EP0533614A3

EP0533614A3 - Speech synthesis using perceptual linear prediction parameters

Info

Publication number: EP0533614A3
Application number: EP19920710028
Authority: EP
Inventors: Louis Anthony Jr. Cox; Hynek Hermansky
Original assignee: US West Advanced Technologies Inc
Current assignee: US West Advanced Technologies Inc
Priority date: 1991-09-18
Filing date: 1992-09-09
Publication date: 1993-10-27
Also published as: CA2074418C; NZ243731A; ZA926061B; US5165008A; AU2063892A; AU639394B2; CA2074418A1; EP0533614A2

Abstract

A method for synthesizing human using a linear mapping of a small set of coefficients that are speaker-independent. Preferably, the speaker-independent set of coefficients are cepstral coefficients developed during a training session using a perceptual linear predictive analysis.

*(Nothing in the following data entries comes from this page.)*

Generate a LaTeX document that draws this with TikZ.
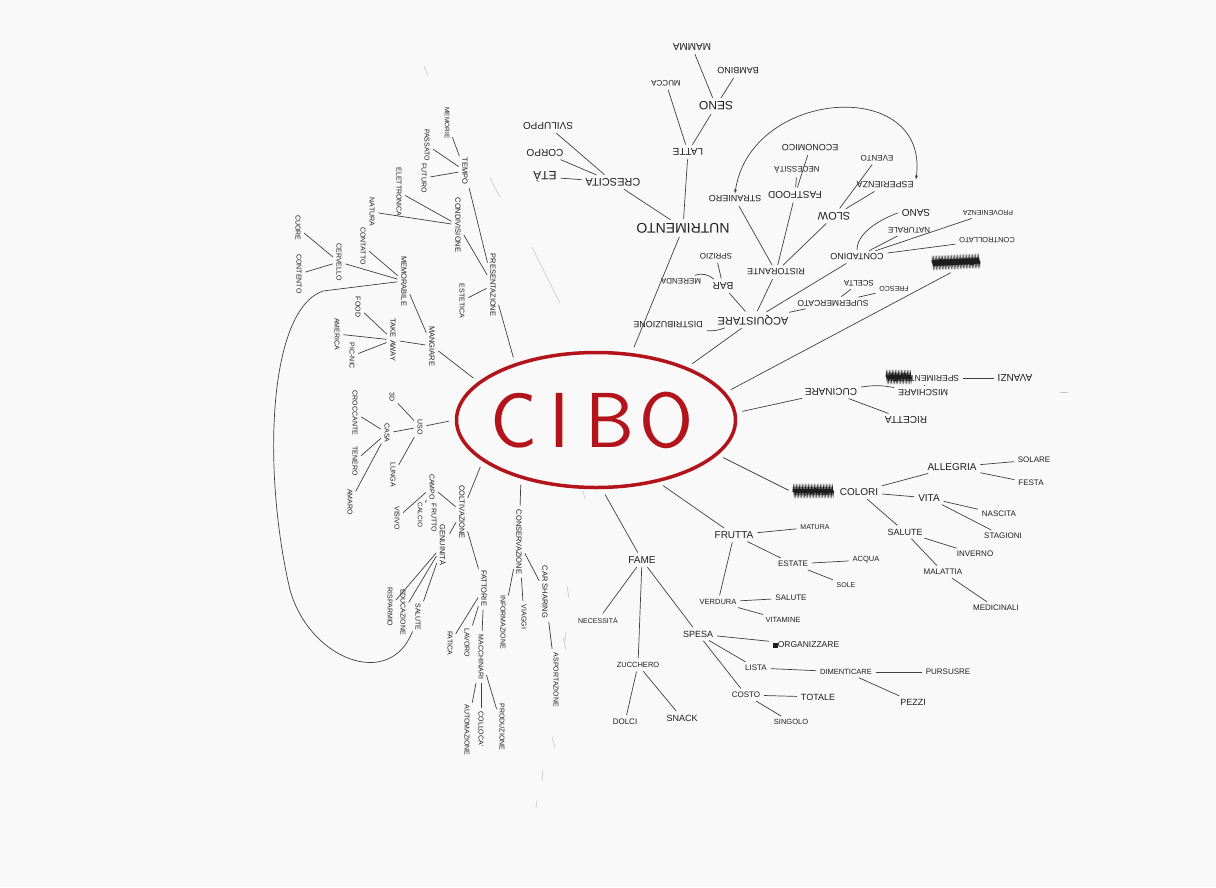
\documentclass[tikz,border=0pt]{standalone}
\usepackage{fontspec}
\newfontfamily\hw{Liberation Sans}
\usetikzlibrary{shapes.geometric,decorations.pathmorphing,arrows.meta,calc}
\definecolor{ink}{HTML}{1E1E1E}
\definecolor{cred}{HTML}{B3141C}
\definecolor{paper}{HTML}{F9F9F9}
\tikzset{
 w/.style={font={\hw\fontsize{#1}{#1}\selectfont}, text=ink, inner sep=0.5pt, outer sep=2pt},
 w/.default=8,
 up/.style={rotate=180},
 dn/.style={rotate=-90},
 ln/.style={draw=ink!85, line width=0.7pt, shorten <=1.5pt, shorten >=1.5pt},
 cl/.style={ln, shorten <=6pt},
 faint/.style={draw=black!22, line width=0.6pt},
 scrib/.style={draw=ink, line width=0.9pt, decorate, decoration={zigzag, segment length=1.5pt, amplitude=3.5pt}},
 scribr/.style={draw=ink, line width=0.9pt, decorate, decoration={random steps, segment length=1.5pt, amplitude=3pt}},
}
\begin{document}
\begin{tikzpicture}[x=1pt,y=-1pt]
\pgfmathsetseed{7}
\fill[paper] (0,0) rectangle (1216,887);
\useasboundingbox (0,0) rectangle (1216,887);

% ---------- centre ----------
\node[ellipse, draw=cred, line width=3.5pt, minimum width=279pt, minimum height=135pt, inner sep=0pt,
      text=cred, font={\sffamily\fontsize{78}{78}\selectfont}] (cibo) at (596,420)
      {\hspace{-8pt}C\hspace{12pt}I\hspace{16pt}B\hspace{5pt}O};

% ---------- top cluster (upside down) ----------
\node[w=14,up] (nutr) at (683,228) {NUTRIMENTO};
\node[w=10,up] (latte) at (688,152) {LATTE};
\node[w=8,up] (mucca) at (666,83) {MUCCA};
\node[w=10,up] (mamma) at (692,47) {MAMMA};
\node[w=12,up] (seno) at (716,106) {SENO};
\node[w=9,up] (bambino) at (738,71) {BAMBINO};
\node[w=11,up] (cresc) at (613,182) {CRESCITA};
\node[w=12,up] (eta) at (545,177) {ETÀ};
\node[w=10,up] (corpo) at (545,153) {CORPO};
\node[w=10,up] (svil) at (548,126) {SVILUPPO};
\node[w=9,up] (stran) at (735,199) {STRANIERO};
\node[w=10,up] (fast) at (795,195) {FASTFOOD};
\node[w=8,up] (neces) at (797,170) {NECESSITÀ};
\node[w=9,up] (econ) at (810,148) {ECONOMICO};
\node[w=8,up] (evento) at (877,158) {EVENTO};
\node[w=9,up] (esper) at (885,185) {ESPERIENZA};
\node[w=11,up] (slow) at (834,216) {SLOW};
\node[w=10,up] (sano) at (916,213) {SANO};
\node[w=8,up] (natur) at (909,230) {NATURALE};
\node[w=7,up] (proven) at (988,213) {PROVENIENZA};
\node[w=7.5,up] (contr) at (987,240) {CONTROLLATO};
\node[w=9,up] (contad) at (857,257) {CONTADINO};
\node[w=9,up] (rist) at (776,272) {RISTORANTE};
\node[w=8,up] (scelta) at (859,283) {SCELTA};
\node[w=7,up] (fresco) at (894,289) {FRESCO};
\node[w=8.5,up] (super) at (833,303) {SUPERMERCATO};
\node[w=11,up] (acq) at (753,320) {ACQUISTARE};
\node[w=9,up] (distr) at (668,325) {DISTRIBUZIONE};
\node[w=10,up] (bar) at (723,286) {BAR};
\node[w=8,up] (spriz) at (716,256) {SPRIZIO};
\node[w=8,up] (merenda) at (681,281) {MERENDA};
\coordinate (scribA) at (952,272);
\draw[scrib] (932,263) -- (980,261);
\draw[scribr] (933,262) -- (979,262);

% ---------- cucinare (upside down) ----------
\node[w=10,up] (cucin) at (831,392) {CUCINARE};
\node[w=9,up] (misch) at (923,393) {MISCHIARE};
\node[w=8.5,up] (sperim) at (926,378) {SPERIMENTARE};
\node[w=10,up] (avanzi) at (1015,378) {AVANZI};
\node[w=10,up] (ricetta) at (906,420) {RICETTA};
\draw[scrib] (886,377) -- (912,377);
\draw[scribr] (887,378) -- (911,376);

% ---------- colori ----------
\coordinate (scribB) at (790,491);
\draw[scrib] (793,491) -- (834,491);
\draw[scribr] (794,490) -- (833,492);
\node[w=10] (colori) at (859,492) {COLORI};
\node[w=10] (alleg) at (952,467) {ALLEGRIA};
\node[w=8] (solare) at (1034,460) {SOLARE};
\node[w=8] (festa) at (1031,483) {FESTA};
\node[w=10] (vita) at (929,498) {VITA};
\node[w=8] (nascita) at (999,514) {NASCITA};
\node[w=8] (stagioni) at (1003,536) {STAGIONI};
\node[w=9] (salute1) at (905,532) {SALUTE};
\node[w=8] (inverno) at (975,554) {INVERNO};
\node[w=8] (malattia) at (943,572) {MALATTIA};
\node[w=8] (medic) at (996,608) {MEDICINALI};

% ---------- frutta ----------
\node[w=10] (frutta) at (734,535) {FRUTTA};
\node[w=7] (matura) at (815,527) {MATURA};
\node[w=8] (estate) at (793,564) {ESTATE};
\node[w=7.5] (acqua) at (866,560) {ACQUA};
\node[w=7] (sole) at (846,585) {SOLE};
\node[w=7.5] (verdura) at (718,602) {VERDURA};
\node[w=8] (salute2) at (791,598) {SALUTE};
\node[w=7.5] (vitamine) at (783,620) {VITAMINE};

% ---------- fame ----------
\node[w=10] (fame) at (642,560) {FAME};
\node[w=7] (neces2) at (598,620) {NECESSITÀ};
\node[w=7.5] (zucch) at (638,665) {ZUCCHERO};
\node[w=8] (dolci) at (625,722) {DOLCI};
\node[w=9] (snack) at (682,718) {SNACK};
\node[w=9] (spesa) at (698,634) {SPESA};
\node[w=8.5] (organ) at (806,645) {\rule{5pt}{5pt}ORGANIZZARE};
\node[w=8] (lista) at (756,668) {LISTA};
\node[w=7.5] (diment) at (846,672) {DIMENTICARE};
\node[w=8] (purs) at (948,672) {PURSUSRE};
\node[w=9] (pezzi) at (913,702) {PEZZI};
\node[w=8] (costo) at (746,695) {COSTO};
\node[w=9] (totale) at (818,697) {TOTALE};
\node[w=7.5] (singolo) at (791,722) {SINGOLO};

% ---------- bottom-left (vertical) ----------
\node[w=7.5,dn] (conserv) at (519,542) {CONSERVAZIONE};
\node[w=7,dn] (inform) at (503,622) {INFORMAZIONE};
\node[w=7,dn] (viaggi) at (524,617) {VIAGGI};
\node[w=7.5,dn] (carsh) at (545,592) {CAR SHARING};
\node[w=7,dn] (asport) at (556,680) {ASPORTAZIONE};
\node[w=7.5,dn] (coltiv) at (462,512) {COLTIVAZIONE};
\node[w=7.5,dn] (fattorie) at (484,588) {FATTORIE};
\node[w=7,dn] (fatica) at (450,643) {FATICA};
\node[w=7,dn] (lavoro) at (467,643) {LAVORO};
\node[w=7,dn] (macch) at (481,657) {MACCHINARI};
\node[w=7,dn] (autom) at (467,730) {AUTOMAZIONE};
\node[w=7,dn] (colloca) at (481,729) {COLLOCA'};
\node[w=7,dn] (produz) at (502,727) {PRODUZIONE};
\node[w=7,dn] (campo) at (432,487) {CAMPO};
\node[w=7,dn] (frutto) at (434,518) {FRUTTO};
\node[w=6.5,dn] (calcio) at (420,515) {CALCIO};
\node[w=7,dn] (visivo) at (397,518) {VISIVO};
\node[w=7.5,dn] (genu) at (443,545) {GENUINITÀ};
\node[w=7,dn] (salute3) at (418,617) {SALUTE};
\node[w=7,dn] (educ) at (403,612) {EDUCAZIONE};
\node[w=7,dn] (rispar) at (390,607) {RISPARMIO};
\node[w=7,dn] (uso) at (420,427) {USO};
\node[w=7,dn] (tred) at (392,397) {3D};
\node[w=7,dn] (casa) at (387,433) {CASA};
\node[w=7,dn] (lunga) at (393,475) {LUNGA};
\node[w=7,dn] (crocc) at (355,413) {CROCCANTE};
\node[w=7,dn] (tenero) at (355,461) {TENERO};
\node[w=7,dn] (amaro) at (350,502) {AMARO};

% ---------- upper-left (vertical) ----------
\node[w=7.5,dn] (mangiare) at (432,346) {MANGIARE};
\node[w=7.5,dn] (takeaway) at (393,340) {TAKE AWAY};
\node[w=7,dn] (food) at (358,307) {FOOD};
\node[w=7,dn] (america) at (337,334) {AMERICA};
\node[w=7,dn] (picnic) at (352,356) {PIC-NIC};
\node[w=7.5,dn] (memor) at (404,281) {MEMORABILE};
\node[w=7,dn] (cervello) at (339,262) {CERVELLO};
\node[w=7,dn] (contatto) at (363,246) {CONTATTO};
\node[w=7,dn] (natura) at (372,212) {NATURA};
\node[w=7,dn] (cuore) at (298,228) {CUORE};
\node[w=7,dn] (contento) at (299,274) {CONTENTO};
\node[w=7.5,dn] (condiv) at (458,225) {CONDIVISIONE};
\node[w=7,dn] (elettr) at (399,192) {ELETTRONICA};
\node[w=7.5,dn] (tempo) at (465,171) {TEMPO};
\node[w=6.5,dn] (memorie) at (447,123) {MEMORIE};
\node[w=7,dn] (passato) at (427,145) {PASSATO};
\node[w=7,dn] (futuro) at (424,178) {FUTURO};
\node[w=7.5,dn] (presen) at (493,285) {PRESENTAZIONE};
\node[w=7,dn] (estet) at (462,301) {ESTETICA};

% ---------- connectors from CIBO ----------
\draw[cl] (cibo.62) -- (nutr);
\draw[cl] (cibo.30) -- (acq);
\draw[cl] (cibo.12) -- (scribA);
\draw[cl] (cibo.3) -- (cucin);
\draw[cl] (cibo.-16) -- (scribB);
\draw[cl] (cibo.-45) -- (frutta);
\draw[cl] (cibo.-85) -- (fame);
\draw[cl] (cibo.-142) -- (conserv);
\draw[cl] (cibo.-160) -- (coltiv);
\draw[cl] (cibo.west) -- (uso);
\draw[cl] (cibo.162) -- (mangiare);
\draw[cl] (cibo.145) -- (presen);

% ---------- top connectors ----------
\foreach \a/\b in {nutr/latte, nutr/cresc, cresc/eta, cresc/corpo, cresc/svil,
  latte/mucca, latte/seno, seno/mamma, seno/bambino,
  acq/bar, bar/spriz, acq/rist, acq/contad, acq/super, super/scelta, super/fresco,
  rist/stran, rist/fast, rist/slow, fast/neces, fast/econ, slow/evento, slow/esper,
  contad/natur, contad/proven, contad/contr,
  cucin/ricetta, misch/sperim, sperim/avanzi}
  \draw[ln] (\a) -- (\b);
\draw[ln] (acq) to[bend left=12] (distr);
\draw[ln] (bar) to[bend right=30] (merenda);
\draw[ln] (contad) to[out=90,in=180] (sano);
\draw[ln] (cucin) to[bend left=10] (misch);
\draw[ln, {Stealth[length=4pt]}-{Stealth[length=4pt]}, shorten <=0pt, shorten >=0pt]
  (stran.south) .. controls (750,88) and (930,76) .. (esper.south west);

% ---------- right / bottom connectors ----------
\foreach \a/\b in {colori/alleg, colori/vita, colori/salute1, alleg/solare, alleg/festa,
  vita/nascita, vita/stagioni, salute1/inverno, salute1/malattia, malattia/medic,
  frutta/matura, frutta/estate, frutta/verdura, estate/acqua, estate/sole,
  verdura/salute2, verdura/vitamine,
  fame/neces2, fame/zucch, fame/spesa, zucch/dolci, zucch/snack,
  spesa/organ, spesa/lista, spesa/costo, lista/diment, diment/purs, diment/pezzi,
  costo/totale, costo/singolo}
  \draw[ln] (\a) -- (\b);

% ---------- left connectors ----------
\foreach \a/\b in {conserv/inform, conserv/viaggi, conserv/carsh, carsh/asport,
  coltiv/campo, coltiv/genu, coltiv/fattorie, campo/frutto, campo/calcio, campo/visivo,
  genu/salute3, genu/educ, genu/rispar, fattorie/fatica, fattorie/lavoro, fattorie/macch,
  macch/autom, macch/colloca, macch/produz, uso/tred, uso/casa, uso/lunga,
  casa/crocc, casa/tenero, casa/amaro,
  mangiare/memor, mangiare/takeaway, takeaway/food, takeaway/america, takeaway/picnic,
  memor/contatto, memor/cervello, cervello/cuore, cervello/contento,
  presen/estet, presen/condiv, presen/tempo, tempo/memorie, tempo/passato, tempo/futuro,
  condiv/elettr, condiv/natura}
  \draw[ln] (\a) -- (\b);

% big loop
\draw[ln] (memor) -- (323,291) .. controls (268,310) and (262,470) .. (290,590)
  .. controls (310,660) and (390,690) .. (salute3);

% ---------- faint pencil strokes ----------
\draw[faint] (424,66) -- (428,76);
\draw[faint] (490,178) -- (500,197);
\draw[faint] (532,247) -- (560,303);
\draw[faint] (583,491) -- (585,499);
\draw[faint] (567,586) -- (569,598);
\draw[faint] (563,637) -- (566,650);
\draw[faint] (552,737) -- (555,748);
\draw[faint] (543,770) -- (542,781);
\draw[faint] (537,800) -- (536,808);
\draw[faint] (566,632) -- (565,642);
\draw[faint] (1060,392) -- (1068,392);
\end{tikzpicture}
\end{document}
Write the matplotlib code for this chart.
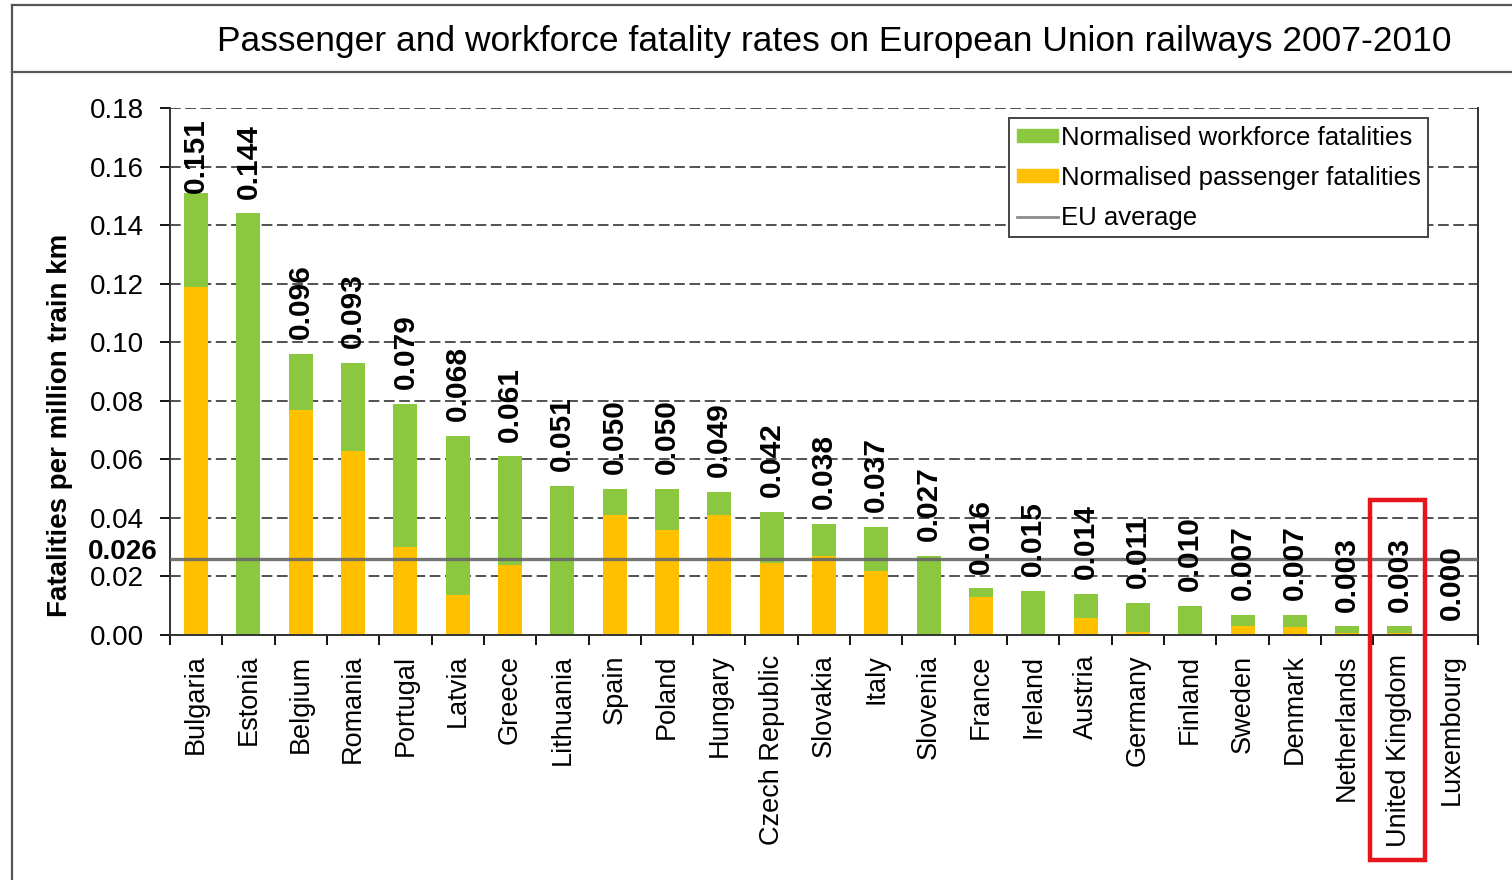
import matplotlib
matplotlib.use("Agg")
import matplotlib.pyplot as plt
from matplotlib.patches import Patch, Rectangle
from matplotlib.lines import Line2D

plt.rcParams['font.family'] = ['Liberation Sans', 'DejaVu Sans']

# fatality rates per million train km, 2007-2010
countries = ["Bulgaria", "Estonia", "Belgium", "Romania", "Portugal", "Latvia",
             "Greece", "Lithuania", "Spain", "Poland", "Hungary", "Czech Republic",
             "Slovakia", "Italy", "Slovenia", "France", "Ireland", "Austria",
             "Germany", "Finland", "Sweden", "Denmark", "Netherlands",
             "United Kingdom", "Luxembourg"]
totals = [0.151, 0.144, 0.096, 0.093, 0.079, 0.068, 0.061, 0.051, 0.050, 0.050,
          0.049, 0.042, 0.038, 0.037, 0.027, 0.016, 0.015, 0.014, 0.011, 0.010,
          0.007, 0.007, 0.003, 0.003, 0.000]
passenger = [0.119, 0.0, 0.077, 0.063, 0.030, 0.0135, 0.024, 0.0, 0.041, 0.036,
             0.041, 0.0245, 0.027, 0.022, 0.0, 0.013, 0.0, 0.0057, 0.001, 0.0,
             0.0032, 0.0029, 0.0006, 0.0008, 0.0]
workforce = [t - p for t, p in zip(totals, passenger)]
eu_average = 0.026
highlight = "United Kingdom"

green = "#8CC83F"
orange = "#FFC000"

fig = plt.figure(figsize=(15.12, 8.8), dpi=100)
ax = fig.add_axes([0.1124, 0.2784, 0.8651, 0.5989])

x = list(range(len(countries)))
ax.bar(x, passenger, width=0.46, color=orange, zorder=2)
ax.bar(x, workforce, width=0.46, bottom=passenger, color=green, zorder=2)
ax.axhline(eu_average, color="#666666", lw=2.4, alpha=0.9, zorder=3)

ax.set_xlim(-0.5, len(countries) - 0.5)
ax.set_ylim(0, 0.18)
ax.set_yticks([i * 0.02 for i in range(10)])
ax.set_yticklabels([f"{i * 0.02:.2f}" for i in range(10)], fontsize=20)
ax.yaxis.grid(True, linestyle=(0, (7, 3)), color="#222222", lw=1.1)
ax.set_axisbelow(True)

ax.set_xticks(x)
ax.set_xticklabels(countries, rotation=90, fontsize=19.5)
ax.set_xticks([i + 0.5 for i in range(-1, len(countries))], minor=True)
ax.tick_params(axis="x", which="major", length=0, pad=14)
ax.tick_params(axis="x", which="minor", length=7, width=1.3, direction="out")
ax.tick_params(axis="y", length=7, width=1.3, direction="out", pad=12)

for s in ["left", "bottom", "right"]:
    ax.spines[s].set_linewidth(1.4)
    ax.spines[s].set_color("#333333")
ax.spines["top"].set_visible(False)

ax.set_ylabel("Fatalities per million train km", fontsize=20, fontweight="bold")
ax.yaxis.set_label_coords(-0.074, 0.397)

# total value above each bar, kept inside the plot area
label_h = 0.0246
for i, t in enumerate(totals):
    y0 = min(t + 0.005, 0.1755 - label_h)
    ax.text(i, y0, f"{t:.3f}", rotation=90, ha="center", va="bottom",
            fontsize=21.5, fontweight="bold", zorder=4)

ax.annotate(f"{eu_average:.3f}", xy=(0, eu_average), xycoords=("axes fraction", "data"),
            xytext=(-9, 5), textcoords="offset points", ha="right", va="center",
            fontsize=20, fontweight="bold", annotation_clip=False)

handles = [Patch(color=green), Patch(color=orange),
           Line2D([], [], color="#8c8c8c", lw=2)]
leg = ax.legend(handles, ["Normalised workforce fatalities",
                          "Normalised passenger fatalities", "EU average"],
                loc="upper right", bbox_to_anchor=(0.962, 0.981), fontsize=18.5,
                fancybox=False, framealpha=1, edgecolor="#444444",
                handlelength=1.6, handleheight=0.45, handletextpad=0.1,
                labelspacing=0.62, borderpad=0.3, borderaxespad=0)
leg.get_frame().set_linewidth(1.4)

# red box round the highlighted country
hi = countries.index(highlight)
ax.add_patch(Rectangle((hi - 0.56, -0.0768), 1.05, 0.123, fill=False,
                       edgecolor="#e8141b", lw=3.2, clip_on=False, zorder=5))

fig.text(0.552, 0.953, "Passenger and workforce fatality rates on European Union railways 2007-2010",
         ha="center", va="center", fontsize=25.5)

# outer frame and title separator
for xs, ys in [([0.008, 1.0], [0.994, 0.994]), ([0.008, 0.008], [0.0, 0.994]),
               ([0.008, 1.0], [0.918, 0.918])]:
    fig.add_artist(Line2D(xs, ys, color="#555555", lw=1.6))

fig.savefig("out.png", dpi=100)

A linear predictive all-pole model is used to develop corresponding formants and bandwidths to which the cepstral coefficients are mapped by using a separate multiple regression model for each of the five formant frequencies and five formant bandwidths. The dual analysis produces both the cepstral coefficients of the PLP model for the different vowel-like sounds and their true formant frequencies and bandwidths. The separate multiple regression models developed by mapping the cepstral coefficients into the formant frequencies and formant bandwidths can then be applied to cepstral coefficients determined for subsequent speech to produce corresponding formants and bandwidths used to synthesize that speech. Since less data are required for synthesizing each speech segment than in conventional techniques, a reduction in the required storage space and/or transmission rate for the data required in the synthesis is achieved. In addition, the cepstral coefficients for each speech segment can be used with the regressive model for a different speaker, to produce synthesized speech corresponding to the different speaker.